Actisaf helps rumen performance

No one would dispute that high quality forage is critical to efficient milk production. Yet one dairy farmer has found that his grass silage is consistently so good that it needs 
to be carefully balanced to avoid issues with rumen upset and sub acute rumen acidosis.

Griff Owen farms the 137-acre Milton Farm near Milford Haven in South West Wales, where he milks around 100 pedigree Holstein cows on a simple system that focuses on maximising milk from forage.

Cows, which calve in two blocks from August to October and then from January to March, are grazed from early March until late November on a paddock grazing system and silage is made with a forage wagon.

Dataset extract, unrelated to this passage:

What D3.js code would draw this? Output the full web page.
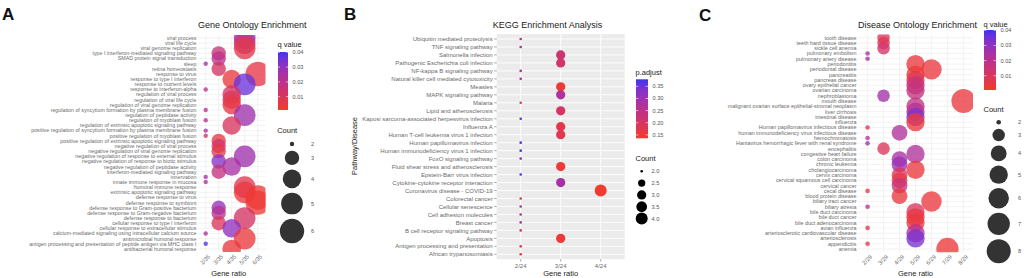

During the winter months, cows are housed and fed grass silage cut with a shear grab and put into troughs with 2kg/head of a blend spread over the top, which is supplemented by parlour cake fed to yield.

Silage is typically cut early and, with the last cut analysing at 11.7 ME; 35 per cent dry matter; 13.6 per cent protein and with a D-value of 73, it really is rocket fuel.

“About two years ago the vet was here 
doing some routine PDs and commented 
on the cows’ noisy guts,” explained Griff. “She suggested that we might have a bit of digestive upset, possibly caused by sub acute rumen acidosis.”

Griff spoke to his feed adviser, Eirian 
Edwards from GT&E Feeds in Llandovery, who recommended that he replaced the fodder beet he used to feed with a blend that contained Actisaf live yeast, to help buffer the ration and improve rumen performance, as well as adding Actisaf to the parlour cake.

“Since we started using the Actisaf we’ve seen a number of improvements,” said Griff. “Fertility has improved, with our calving interval dropping from 411 days to 387 days, and milk yield has increased by more than a thousand litres/cow. What’s more, milk proteins have increased - something that is important as we are on a constituent milk contract with First Milk, supplying the local Haverfordwest creamery.”

The herd is now performing well, with a twelve month rolling average of 8,683 litres at 4.27 per cent fat and 3.38 per cent protein. A creditable 4,542 litres comes from forage, of which 3,000 litres comes from grazed grass.

“Actisaf has definitely made a difference,” Griff concluded. “Cows are now able to make best use of our high quality forage, rumen function has improved and herd performance has increased. Actisaf only costs me £8/cow/ year at our feeding rates and the benefits have been considerable – we haven’t looked back."